Al-Mozany: I chose the first person narrative consciously because I wanted to achieve an intensity of involvement with Sirhan's viewpoint. Sirhan's view of things is very exclusive, he lacks objectivity, and makes himself the God of all things. He gives himself the ultimate power to decide over life and death.

Despite the single point of view, the novel actually tells two stories. On the one hand there is the story of how Sirhan becomes a murderer, on the other, of his attempt to begin a new life in Cairo, which after all – had it succeeded – would have prevented the later murder. In what way do you see these stories as connected?

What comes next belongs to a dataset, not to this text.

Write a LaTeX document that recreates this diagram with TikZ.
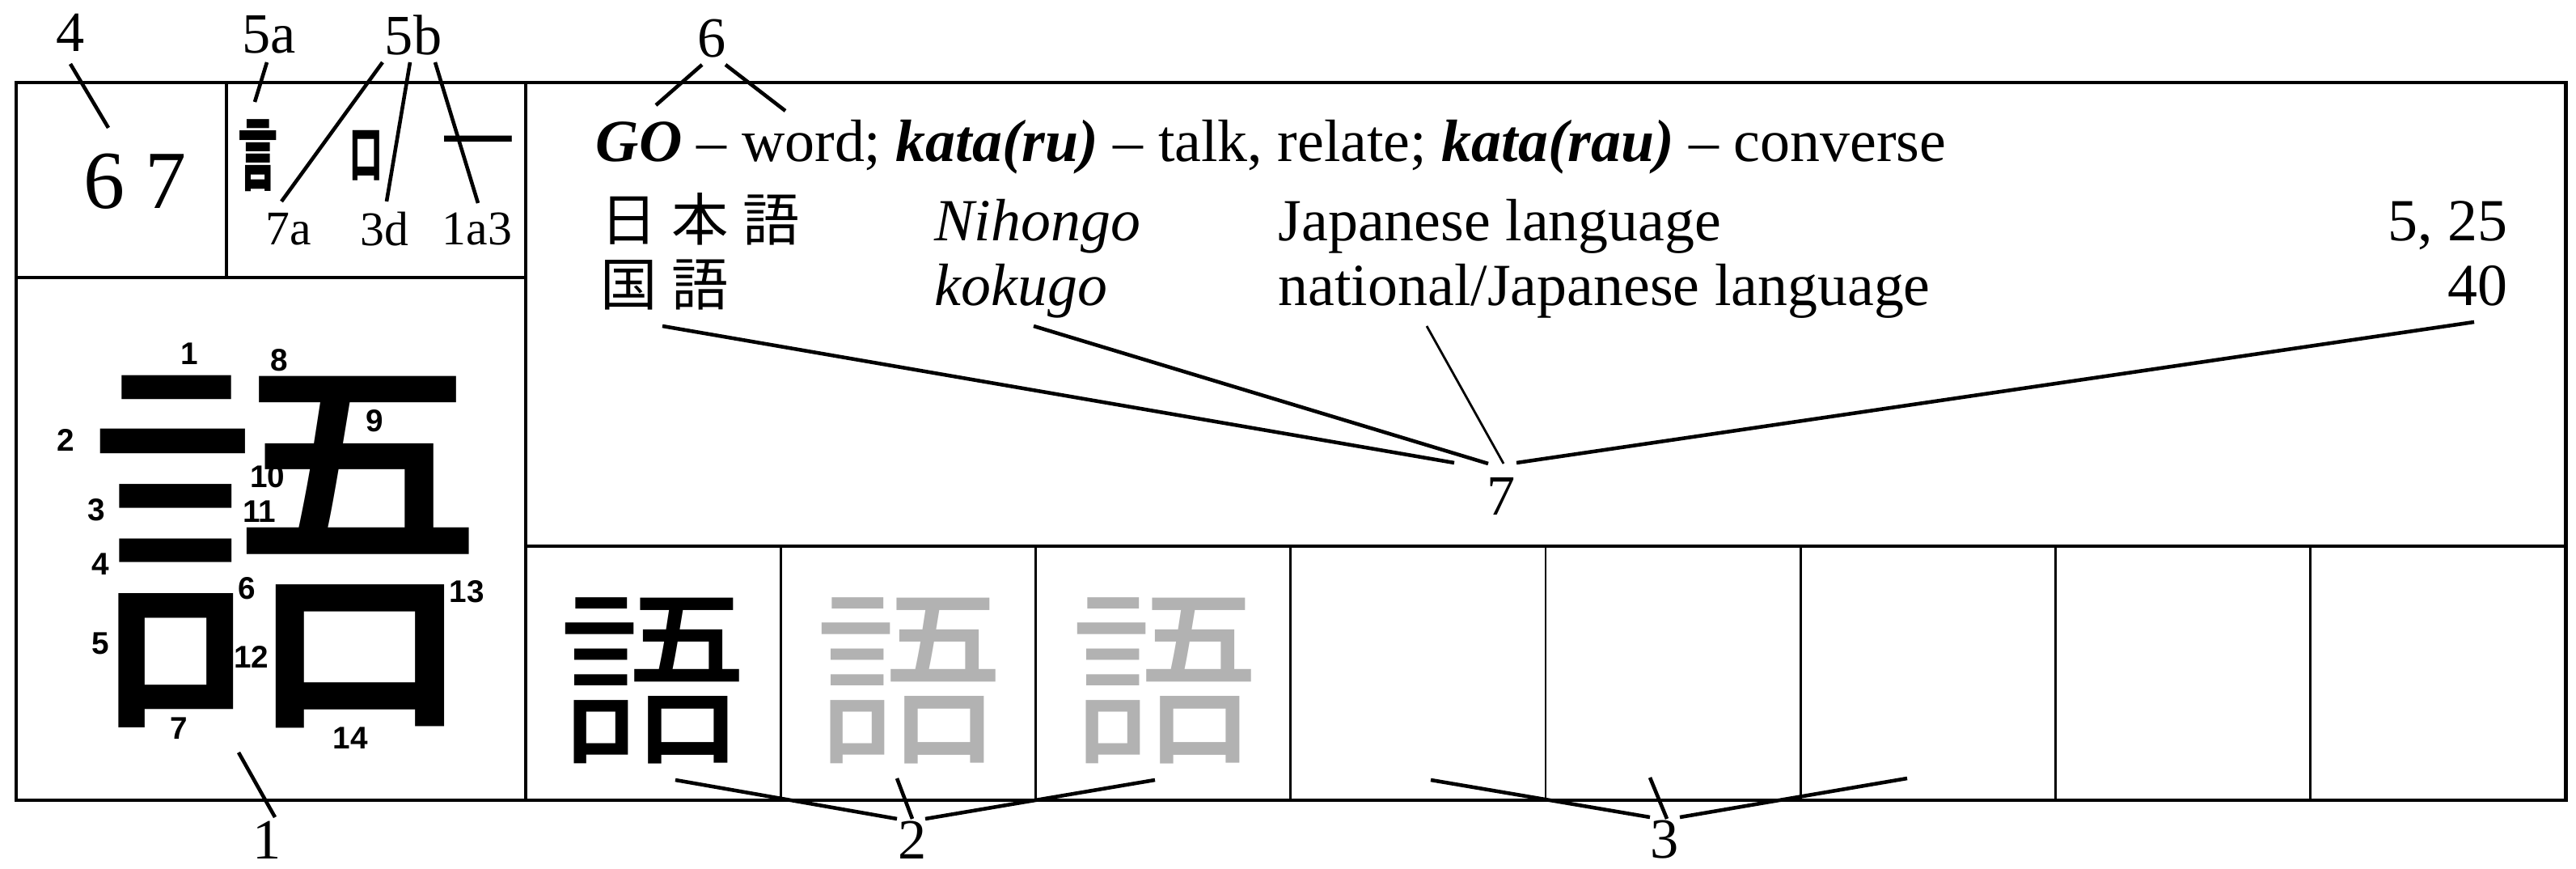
\documentclass[tikz,border=0pt]{standalone}
\usepackage{fontspec}
\usepackage{graphicx}
\setmainfont{Liberation Serif}
\newfontfamily\cjk{Noto Sans CJK JP}
\newfontfamily\strokefont{Liberation Sans}
\usetikzlibrary{positioning}

\begin{document}
\begin{tikzpicture}[x=0.01cm, y=-0.01cm, inner sep=0pt,
    frame/.style={line width=1.4pt},
    cellline/.style={line width=0.8pt},
    ldr/.style={line width=1.3pt},
    thinldr/.style={line width=0.8pt},
    lbl/.style={font=\fontsize{20}{20}\selectfont},
    sublbl/.style={font=\fontsize{17}{17}\selectfont},
    txt/.style={anchor=base west, font=\fontsize{21}{21}\selectfont},
    kanjirow/.style={anchor=base west, font=\cjk\fontsize{20}{20}\selectfont},
    snum/.style={font=\strokefont\bfseries\fontsize{11}{11}\selectfont}]
    \useasboundingbox (0,0) rectangle (3185,1074);

    \draw[frame] (20,102) rectangle (3172,989);
    \draw[frame] (280,102) -- (280,343);
    \draw[frame] (650,102) -- (650,989);
    \draw[frame] (20,343) -- (650,343);
    \draw[frame] (650,675) -- (3172,675);
    \foreach \i in {1,...,7}
        \draw[cellline] ({650+\i*315.25},675) -- ({650+\i*315.25},989);

    \node[font=\fontsize{29}{29}\selectfont] (strokes) at (167,224) {6 7};
    \node[font=\cjk\bfseries\fontsize{28}{28}\selectfont] (rad) at (319,192) {\scalebox{0.5}[1]{言}};
    \node[font=\cjk\bfseries\fontsize{21}{21}\selectfont] (mouth) at (453,192) {\scalebox{0.55}[1]{口}};
    \node[font=\cjk\fontsize{26}{26}\selectfont] (one) at (591,188) {一};
    \node[sublbl] (c7a) at (357,283) {7a};
    \node[sublbl] (c3d) at (475,283) {3d};
    \node[sublbl] (c1a3) at (590,283) {1a3};

    \node[font=\cjk\fontsize{140}{140}\selectfont] (big) at (352,682) {語};
    \foreach \n/\x/\y in {1/234/437, 2/81/544, 3/119/630, 4/124/697, 5/124/795,
        6/305/727, 7/221/900, 8/345/445, 9/463/520, 10/331/589, 11/321/632,
        12/311/812, 13/577/731, 14/433/912}
        \node[snum] (s\n) at (\x,\y) {\n};

    \node[txt] (def) at (736,200) {\textbf{\textit{GO}} -- word; \textbf{\textit{kata(ru)}} -- talk, relate; \textbf{\textit{kata(rau)}} -- converse};
    \node[kanjirow] (jw1) at (742,298) {日\hspace{0.25em}本\hspace{0.25em}語};
    \node[txt] (rd1) at (1155,298) {\textit{Nihongo}};
    \node[txt] (en1) at (1580,298) {Japanese language};
    \node[txt, anchor=base east] (pg1) at (3101,298) {5, 25};
    \node[kanjirow] (jw2) at (742,378) {国\hspace{0.25em}語};
    \node[txt] (rd2) at (1155,378) {\textit{kokugo}};
    \node[txt] (en2) at (1580,378) {national/Japanese language};
    \node[txt, anchor=base east] (pg2) at (3101,378) {40};

    \node[font=\cjk\fontsize{66}{66}\selectfont] (w1) at (807,841) {語};
    \node[font=\cjk\fontsize{66}{66}\selectfont, text=black!30] (w2) at (1124,841) {語};
    \node[font=\cjk\fontsize{66}{66}\selectfont, text=black!30] (w3) at (1440,841) {語};

    \node[lbl] (lab4) at (87,40) {4};
    \node[lbl] (lab5a) at (333,43) {5a};
    \node[lbl] (lab5b) at (511,43) {5b};
    \node[lbl] (lab6) at (880,48) {6};
    \node[lbl] (lab7) at (1856,613) {7};
    \node[lbl] (lab1) at (330,1038) {1};
    \node[lbl] (lab2) at (1128,1038) {2};
    \node[lbl] (lab3) at (2058,1038) {3};

    \foreach \nm/\ax/\ay/\bx/\by in {p4/87/79/134/158, p5a/330/77/315/126,
        p5b1/473/77/348/249, p5b2/507/77/478/249, p5b3/538/77/591/251,
        p6a/868/80/811/130, p6b/897/80/971/137, p1/295/930/340/1010,
        p7a/819/403/1798/572, p7b/1278/403/1840/573, p7d/3059/398/1875/572,
        p2a/835/964/1109/1012, p2b/1109/962/1128/1012, p2c/1428/964/1144/1012,
        p3a/1769/964/2040/1010, p3b/2040/961/2061/1012, p3c/2358/962/2077/1010}
    {
        \coordinate (\nm s) at (\ax,\ay);
        \coordinate (\nm e) at (\bx,\by);
        \draw[ldr] (\nm s) -- (\nm e);
    }
    \coordinate (p7cs) at (1764,403);
    \coordinate (p7ce) at (1859,573);
    \draw[thinldr] (p7cs) -- (p7ce);
\end{tikzpicture}
\end{document}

Al-Mozany: I believe that life is in the main a random process. If Sirhan had chanced to meet another woman, who knows, maybe things would have worked out differently for him. It's also a novel about missed opportunities. In Egypt, too, no one helped him, his friends deserted him.

The novel draws a very sombre picture of the life of a German Iraqi. Does it in any way correspond to your own attitude towards life here?

Al-Mozany: No, definitely not. I consider myself fortunate to live in Germany. I have the opportunity here to talk to lots of people about the sorts of things that I like to talk about, such luxury is not possible everywhere.

I meet women here with whom I can talk about philosophy, art and history, something that is accepted as quite normal here and taken for granted. In the Arab world this is either not possible at all, or possible only to a very limited extent.

Interview by Volker Kaminski

© Qantara.de 2007

Translated from the German by Ron Walker

Hussain Al-Mozany was born in 1954 in Amarah, southern Iraq. He grew up in Baghdad. In 1978 he moved to Lebanon, where he worked as a journalist. He has lived in Germany since 1980. In Munster he studied Arabic language and literature, Islamic studies, German studies and journalism.

From 1991 to 1993 he was engaged in novel research in Cairo. He has published numerous stories and novels in Arabic and translated Bachmann, Benn, Grass and others into Arabic. The novel Der Marschländer was published in German in 1999.